Photographis 1966

Walter Herdeg

Founder and editor of Graphis and Photographis. Celebrated graphic artist, designer, editor, and writer. 1908 - 1995. Photographis. Zurich: Graphis Press, 1966.

Photographis and Walter Herdeg
Selections from the celebrated designer and editor’s 1966 opening to the magazine Photographis

In the opening pages of Photographis 1966, a new international annual dedicated to advertising photography, editor Walter Herdeg makes a bold and immediate claim: commercial photography is not only a legitimate artistic practice—it is among the most vital and innovative forms of image-making in the modern world.

Herdeg writes with conviction, elevating the role of the advertising photographer from technician to cultural agent. The text captures a specific postwar frustration: how commercial photographers were caught in the push-pull between market demands and artistic ambition. But it’s also a celebration—a defense of the creative imagination embedded in the planning, styling, and execution of advertising images.

Below are excerpts from Herdeg’s essay, selected and broken up to give readers a sense of its structure and tone. The full text is both polemic and manifesto, full of sharp observations and grand gestures.

“Advertising... must be faced realistically”

“Advertising is a phenomenon that cannot be overlooked and must be faced realistically. In its outward manifestations and particularly in its printed expressions it also has some connection with art. Minor art, if you like, but the fact remains that it plays an interesting part in modern aesthetics alongside of art proper.”

Herdeg begins with the Reader’s Digest experiment, in which the removal of all ads from one issue triggered mass protest. His point? Advertising is deeply embedded in modern visual life—and removing it threatens not only commerce but culture itself.

The Bauhaus and the creative foundations of photography

“Without the research of J. Albers, H. Bayer, Moholy-Nagy, X. Schawinsky, O. Schlemmer and others… all the achievements in the way of the conception, realization and ‘creative’ use of the photographic image would most probably have been held up for many years.”

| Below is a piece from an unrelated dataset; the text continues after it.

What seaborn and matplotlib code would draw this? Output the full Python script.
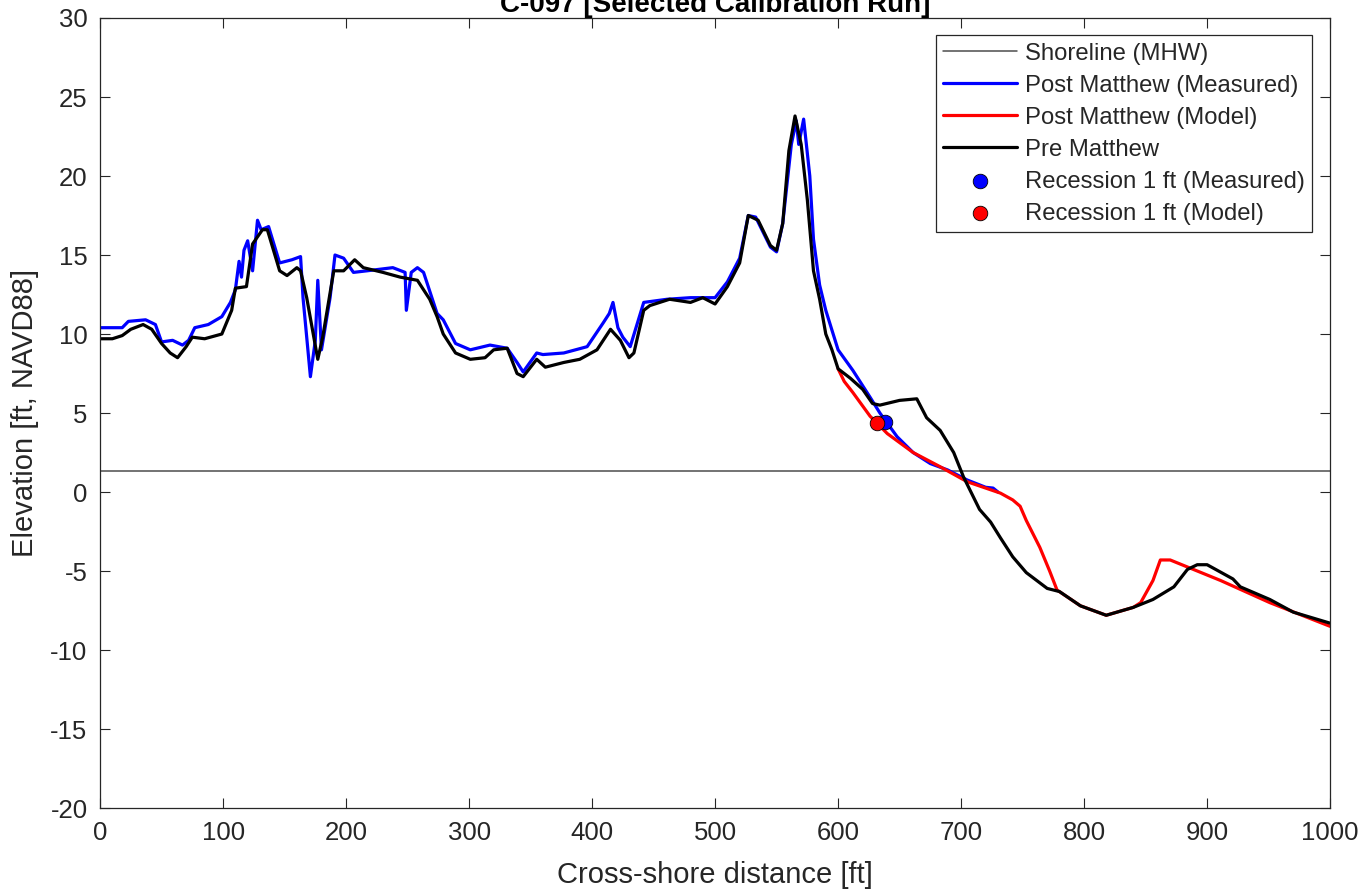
import pandas as pd
import matplotlib
matplotlib.use("Agg")
import matplotlib.pyplot as plt
import seaborn as sns

# --- DATA ---
pre_x = [0, 10, 18, 25, 35, 42, 50, 57, 63, 70, 75, 85, 99, 107, 110, 119, 124, 132, 136,
         146, 152, 160, 163, 168, 177, 181, 190, 198, 207, 214, 230, 244, 258, 268, 274, 279,
         289, 301, 313, 320, 331, 339, 344, 355, 362, 377, 390, 404, 415, 423, 430, 434, 442,
         447, 463, 480, 490, 500, 510, 520, 527, 535, 545, 550, 555, 560, 565, 570, 575, 580,
         585, 590, 595, 600, 610, 620, 628, 634, 650, 664, 672, 683, 694, 702, 715, 724, 732,
         742, 753, 770, 780, 797, 818, 840, 856, 873, 884, 892, 900, 921, 927, 951, 970, 1000]
pre_y = [9.7, 9.7, 9.9, 10.3, 10.6, 10.3, 9.4, 8.8, 8.5, 9.2, 9.8, 9.7, 10.0, 11.5, 12.9, 13.0,
         15.7, 16.6, 16.6, 14.0, 13.7, 14.2, 14.0, 12.3, 8.4, 9.8, 14.0, 14.0, 14.7, 14.2, 13.9,
         13.6, 13.4, 12.2, 11.1, 10.0, 8.8, 8.4, 8.5, 9.0, 9.1, 7.5, 7.3, 8.4, 7.9, 8.2, 8.4,
         9.0, 10.3, 9.6, 8.5, 8.8, 11.5, 11.8, 12.2, 12.0, 12.3, 11.9, 13.0, 14.5, 17.5, 17.2,
         15.6, 15.3, 17.0, 21.6, 23.8, 22.0, 18.5, 14.0, 12.2, 10.0, 9.0, 7.8, 7.2, 6.5, 5.6,
         5.5, 5.8, 5.9, 4.7, 3.9, 2.5, 0.95, -1.1, -1.9, -2.9, -4.1, -5.1, -6.1, -6.3, -7.2,
         -7.8, -7.3, -6.8, -6.0, -4.9, -4.6, -4.6, -5.5, -6.0, -6.8, -7.6, -8.3]

meas_x = [0, 10, 18, 23, 37, 45, 50, 59, 67, 72, 77, 88, 99, 106, 110, 113, 115, 117, 120, 124,
          128, 131, 137, 146, 156, 163, 165, 171, 175, 177, 180, 187, 191, 198, 206, 217, 238,
          248, 249, 253, 258, 263, 274, 279, 289, 301, 317, 331, 339, 344, 355, 360, 377, 396,
          409, 414, 417, 421, 425, 431, 442, 461, 480, 500, 510, 520, 527, 533, 545, 550, 555,
          562, 566, 568, 572, 577, 580, 585, 590, 600, 612, 626, 634, 648, 661, 675, 689, 705,
          720, 726, 730]
meas_y = [10.4, 10.4, 10.4, 10.8, 10.9, 10.6, 9.5, 9.6, 9.3, 9.6, 10.4, 10.6, 11.1, 12.0, 12.8,
          14.6, 13.6, 15.3, 15.9, 14.0, 17.2, 16.6, 16.8, 14.5, 14.7, 14.9, 12.3, 7.3, 9.6, 13.4,
          9.0, 12.3, 15.0, 14.8, 13.9, 14.0, 14.2, 13.9, 11.5, 13.9, 14.2, 13.9, 11.3, 10.9, 9.4,
          9.0, 9.3, 9.1, 8.2, 7.6, 8.8, 8.7, 8.8, 9.2, 10.7, 11.3, 12.0, 10.4, 9.8, 9.2, 12.0,
          12.2, 12.3, 12.3, 13.3, 14.8, 17.5, 17.4, 15.5, 15.2, 17.0, 22.0, 23.5, 22.0, 23.6,
          20.0, 16.0, 13.1, 11.5, 9.0, 7.7, 6.0, 5.0, 3.5, 2.5, 1.8, 1.4, 0.76, 0.3, 0.25, 0.0]

model_x = [600, 605, 612, 626, 640, 661, 683, 705, 732, 742, 748, 753, 764, 772, 778, 797,
           818, 840, 846, 856, 862, 870, 911, 951, 1000]
model_y = [7.8, 7.0, 6.3, 4.8, 3.7, 2.5, 1.6, 0.65, -0.07, -0.5, -0.9, -1.8, -3.5, -5.0, -6.2,
           -7.2, -7.8, -7.3, -7.0, -5.6, -4.3, -4.3, -5.6, -7.0, -8.5]

mhw = 1.36
rec_meas = (638, 4.45)
rec_model = (632, 4.35)

# --- STYLE ---
sns.set_theme(style="white")
plt.rcParams['font.family'] = ['Liberation Sans', 'DejaVu Sans']
plt.rcParams['axes.unicode_minus'] = False
plt.rcParams['axes.edgecolor'] = '#262626'
plt.rcParams['xtick.color'] = '#262626'
plt.rcParams['ytick.color'] = '#262626'

fig = plt.figure(figsize=(13.67, 8.91), dpi=100)
ax = fig.add_axes([0.0732, 0.0931, 0.8998, 0.8867])

ax.axhline(mhw, color='#4d4d4d', linewidth=1.1, label='Shoreline (MHW)')
sns.lineplot(x=meas_x, y=meas_y, ax=ax, color='#0000ff', linewidth=2.3,
             sort=False, estimator=None, label='Post Matthew (Measured)')
sns.lineplot(x=model_x, y=model_y, ax=ax, color='#ff0000', linewidth=2.3,
             sort=False, estimator=None, label='Post Matthew (Model)')
sns.lineplot(x=pre_x, y=pre_y, ax=ax, color='black', linewidth=2.3,
             sort=False, estimator=None, label='Pre Matthew')
sns.scatterplot(x=[rec_meas[0]], y=[rec_meas[1]], ax=ax, color='#0000ff', s=110,
                edgecolor='black', linewidth=0.6, zorder=5, label='Recession 1 ft (Measured)')
sns.scatterplot(x=[rec_model[0]], y=[rec_model[1]], ax=ax, color='#ff0000', s=110,
                edgecolor='black', linewidth=0.6, zorder=5, label='Recession 1 ft (Model)')

ax.set_xlim(0, 1000)
ax.set_ylim(-20, 30)
ax.set_xticks(range(0, 1001, 100))
ax.set_yticks(range(-20, 31, 5))
ax.tick_params(direction='in', length=7, width=0.8, labelsize=18.5, top=True, right=True,
               bottom=True, left=True, pad=9)
for s in ax.spines.values():
    s.set_linewidth(0.9)
ax.set_xlabel('Cross-shore distance [ft]', fontsize=21, color='#262626', labelpad=12)
ax.set_ylabel('Elevation [ft, NAVD88]', fontsize=21, color='#262626', labelpad=8)

leg = ax.legend(loc='upper right', bbox_to_anchor=(0.985, 0.978), borderaxespad=0,
                fontsize=17.2, handlelength=3.1, handletextpad=0.3, borderpad=0.3,
                labelspacing=0.42, frameon=True, fancybox=False, edgecolor='#262626',
                framealpha=1)
leg.get_frame().set_linewidth(0.9)

fig.text(0.5 * (0.0732 + 0.973), 0.9865, 'C-097 [Selected Calibration Run]',
         ha='center', va='baseline', fontsize=20, fontweight='bold', color='black')

fig.savefig('out.png', dpi=100)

Here Herdeg acknowledges the Bauhaus’s influence on photographic composition, abstraction, and design thinking—crediting it as a direct source for modern advertising photography’s aesthetic vocabulary.

Advertising photography emerges to meet the moment

“All artistic and technological advances really come at the right moment… They are always a response to outer conditions, and they are successful only in so far as they satisfy a need. This is exactly what happened to advertising photography when the mystique of production and consumption took possession of our civilization.”

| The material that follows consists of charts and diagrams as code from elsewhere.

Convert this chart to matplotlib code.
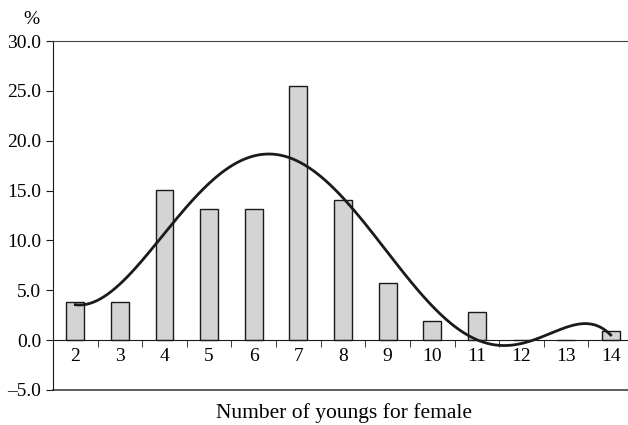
import numpy as np
import matplotlib
matplotlib.use("Agg")
import matplotlib.pyplot as plt
from matplotlib.ticker import FixedLocator

categories = ["2", "3", "4", "5", "6", "7", "8", "9", "10", "11", "12", "13", "14"]
values = [3.8, 3.8, 15.1, 13.2, 13.2, 25.5, 14.1, 5.7, 1.9, 2.8, 0.0, 0.0, 0.9]
y_ticks = [-5.0, 0.0, 5.0, 10.0, 15.0, 20.0, 25.0, 30.0]

plt.rcParams['font.family'] = ['Liberation Serif', 'DejaVu Serif']

fig = plt.figure(figsize=(6.28, 4.25), dpi=100)
ax = fig.add_axes([53/628, 35/425, 580/628, 349/425])

x = np.arange(len(categories))
ax.bar(x, values, width=0.4, color="#d4d4d4", edgecolor="#1a1a1a", linewidth=1.0, zorder=2)

# polynomial trendline (order 6) fitted to the bar data
coef = np.polyfit(x, values, 6)
xs = np.linspace(x[0], x[-1], 400)
ax.plot(xs, np.polyval(coef, xs), color="#1a1a1a", lw=2.0, zorder=3)

ax.set_xlim(-0.5, len(categories) - 0.5)
ax.set_ylim(-5, 30)

ax.spines['right'].set_visible(False)
ax.spines['top'].set_color("#444444")
ax.spines['bottom'].set_position(('data', 0))
ax.spines['bottom'].set_color("#1a1a1a")
ax.spines['bottom'].set_zorder(4)
ax.spines['left'].set_color("#1a1a1a")
ax.axhline(-5, color="#444444", lw=1.2, clip_on=False)

ax.set_xticks(x)
ax.set_xticklabels(categories, fontsize=14)
ax.xaxis.set_minor_locator(FixedLocator(np.arange(-0.5, len(categories), 1.0)))
ax.tick_params(axis='x', which='major', length=0, pad=6)
ax.tick_params(axis='x', which='minor', length=5, direction='out', color="#1a1a1a")

ax.set_yticks(y_ticks)
ax.set_yticklabels([f"{v:.1f}".replace("-", "\u2013") for v in y_ticks], fontsize=14)
ax.tick_params(axis='y', length=5, direction='out', pad=3.5, color="#1a1a1a")

fig.text(31/628, 1 - 20/425, "%", fontsize=14, ha='center', va='center')
fig.text(344/628, 1 - 413/425, "Number of youngs for female", fontsize=15.5, ha='center', va='center')

fig.savefig("out.png", dpi=100)
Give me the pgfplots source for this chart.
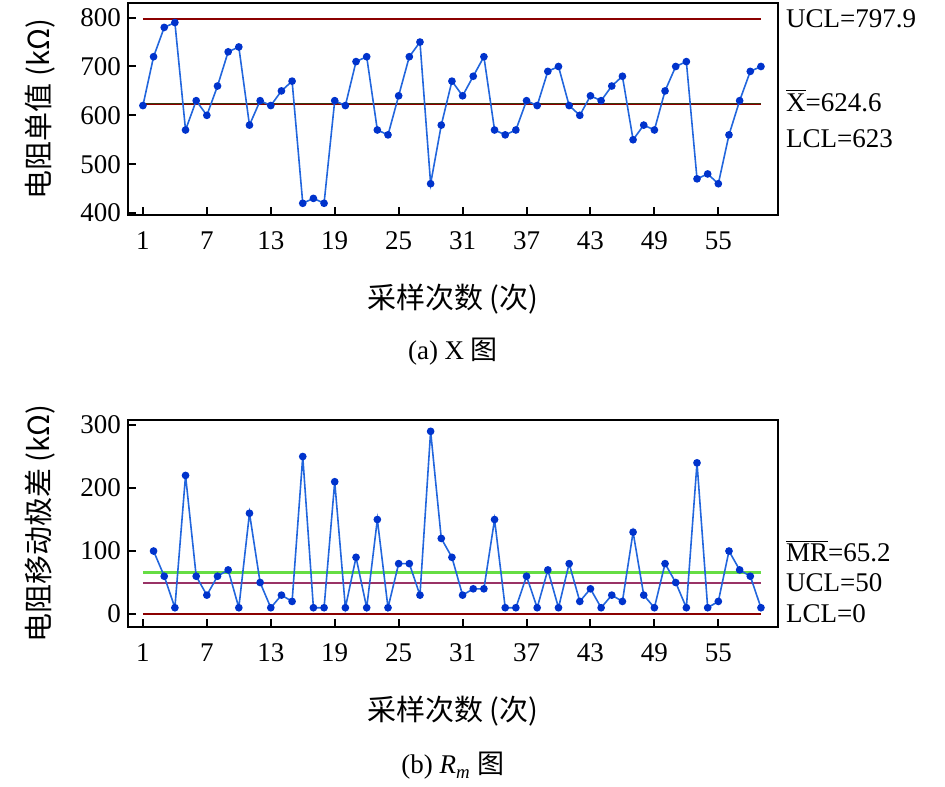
\documentclass[border=0pt]{standalone}
\usepackage{pgfplots}
\pgfplotsset{compat=1.18}
\usepackage{fontspec}
\setmainfont{Liberation Serif}
\newfontfamily\cjk{Noto Sans CJK SC}
\definecolor{ucl}{HTML}{8B0000}
\definecolor{cl}{HTML}{3A3A10}
\definecolor{grn}{HTML}{66DD44}
\definecolor{pur}{HTML}{993366}
\definecolor{ser}{HTML}{2266DD}
\definecolor{mk}{HTML}{0033CC}
\pgfplotstableread{
x y
1 620
2 720
3 780
4 790
5 570
6 630
7 600
8 660
9 730
10 740
11 580
12 630
13 620
14 650
15 670
16 420
17 430
18 420
19 630
20 620
21 710
22 720
23 570
24 560
25 640
26 720
27 750
28 460
29 580
30 670
31 640
32 680
33 720
34 570
35 560
36 570
37 630
38 620
39 690
40 700
41 620
42 600
43 640
44 630
45 660
46 680
47 550
48 580
49 570
50 650
51 700
52 710
53 470
54 480
55 460
56 560
57 630
58 690
59 700
}\xdata
\pgfplotstableread{
x y
2 100
3 60
4 10
5 220
6 60
7 30
8 60
9 70
10 10
11 160
12 50
13 10
14 30
15 20
16 250
17 10
18 10
19 210
20 10
21 90
22 10
23 150
24 10
25 80
26 80
27 30
28 290
29 120
30 90
31 30
32 40
33 40
34 150
35 10
36 10
37 60
38 10
39 70
40 10
41 80
42 20
43 40
44 10
45 30
46 20
47 130
48 30
49 10
50 80
51 50
52 10
53 240
54 10
55 20
56 100
57 70
58 60
59 10
}\mrdata
\pgfplotsset{base/.style={
  scale only axis, width=325pt, xmin=-0.4, xmax=60.6,
  xtick={1,7,...,55}, axis line style={line width=1pt}, tick style={line width=1pt, black},
  tick align=inside, xtick pos=bottom, ytick pos=left, major tick length=4pt,
  ticklabel style={font=\fontsize{13.5}{13.5}\selectfont},
  /pgf/number format/assume math mode=true,
  xticklabel style={yshift=-5pt},
  xlabel style={font=\fontsize{14.5}{14.5}\selectfont\cjk, yshift=-10pt},
  ylabel style={font=\fontsize{14.5}{14.5}\selectfont\cjk, yshift=6pt},
  clip=false}}
\begin{document}
\begin{tikzpicture}
\path (0pt,0pt) rectangle (472.5pt,393pt);
\begin{axis}[base, at={(64pt,285.5pt)}, anchor=south west, height=106pt,
  ymin=396, ymax=830, ytick={400,500,...,800},
  xlabel={采样次数 (次)}, ylabel={电阻单值 (kΩ)}]
\draw[ucl, line width=1pt] (axis cs:1,797.9) -- (axis cs:59,797.9);
\draw[ucl, line width=1pt] (axis cs:1,623) -- (axis cs:59,623);
\draw[cl, line width=0.8pt] (axis cs:1,624.6) -- (axis cs:59,624.6);
\addplot[ser, line width=0.8pt, mark=*, mark size=1.5pt, mark options={mk}] table {\xdata};
\node[anchor=west, font=\fontsize{13.5}{13.5}\selectfont] at (axis cs:60.7,797.9) {UCL=797.9};
\node[anchor=west, font=\fontsize{13.5}{13.5}\selectfont] at (axis cs:60.7,630) {$\overline{\mbox{X}}$=624.6};
\node[anchor=west, font=\fontsize{13.5}{13.5}\selectfont] at (axis cs:60.7,552) {LCL=623};
\end{axis}
\node[font=\fontsize{13.5}{13.5}\selectfont] at (226.5pt,217pt) {(a) X {\cjk 图}};
\begin{axis}[base, at={(64pt,79.5pt)}, anchor=south west, height=103.5pt,
  ymin=-20.6, ymax=308, ytick={0,100,200,300},
  xlabel={采样次数 (次)}, ylabel={电阻移动极差 (kΩ)}]
\draw[grn, line width=1.5pt] (axis cs:1,65.2) -- (axis cs:59,65.2);
\draw[pur, line width=1pt] (axis cs:1,50) -- (axis cs:59,50);
\draw[ucl, line width=0.8pt] (axis cs:1,0) -- (axis cs:59,0);
\addplot[ser, line width=0.8pt, mark=*, mark size=1.5pt, mark options={mk}] table {\mrdata};
\node[anchor=west, font=\fontsize{13.5}{13.5}\selectfont] at (axis cs:60.7,100) {$\overline{\mbox{MR}}$=65.2};
\node[anchor=west, font=\fontsize{13.5}{13.5}\selectfont] at (axis cs:60.7,50) {UCL=50};
\node[anchor=west, font=\fontsize{13.5}{13.5}\selectfont] at (axis cs:60.7,0) {LCL=0};
\end{axis}
\node[font=\fontsize{13.5}{13.5}\selectfont] at (226.5pt,10pt) {(b) \textit{R}\textsubscript{\textit{m}} {\cjk 图}};
\end{tikzpicture}
\end{document}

In Herdeg’s telling, the rise of commercial photography was inevitable—a cultural and economic necessity aligned with mid-century capitalism’s expanding image economy.

Creative control and the photographer’s constraint

“Since [photographers] are normally allowed no initiative in deciding what might be photographed… it is perhaps understandable that photographers are not particularly well disposed towards the present visualizers of advertising messages.”

“A number of diverse, heterogeneous and discontinuous operations finally produce the photograph… The actual shot is only one instant after many others.”

These passages capture the heart of Herdeg’s tension: photographers are responsible for crafting iconic images, yet are often denied full creative agency. And still, the work demands imagination—often long before the shutter is pressed.

The global convergence of commercial aesthetics

“Commerce and industry… see eye to eye in matters of advertising photography, whether they are domiciled in New York, London, Paris, Hamburg, Milan or Tokyo.”

In the postwar moment, Herdeg sees a convergence in global visual style, with American advertising photography leading the way. But he’s also aware that photographers around the world are adapting and innovating within this system, not simply copying it.

Herdeg’s essay is unapologetically grand. But in making the case for advertising photography as a form of modern art, he captures something enduring: that commercial image-makers were not only producing images for sale, but actively shaping the visual culture of their time.

As a document, Herdeg’s introduction offers a rare window into how mid-century photographers understood their role—and how they hoped to be seen. It voices the desire for legitimacy, the frustration with creative constraint, and a belief that advertising photography deserved aesthetic recognition. It’s this tension—between commercial production and artistic aspiration—that makes the text so compelling.

So what do declarations like this tell us about how photographic communities define themselves? How are visual vernaculars and professional identities shaped not just by images, but by the arguments made on their behalf? And who gets to decide what counts as taste, innovation, or art?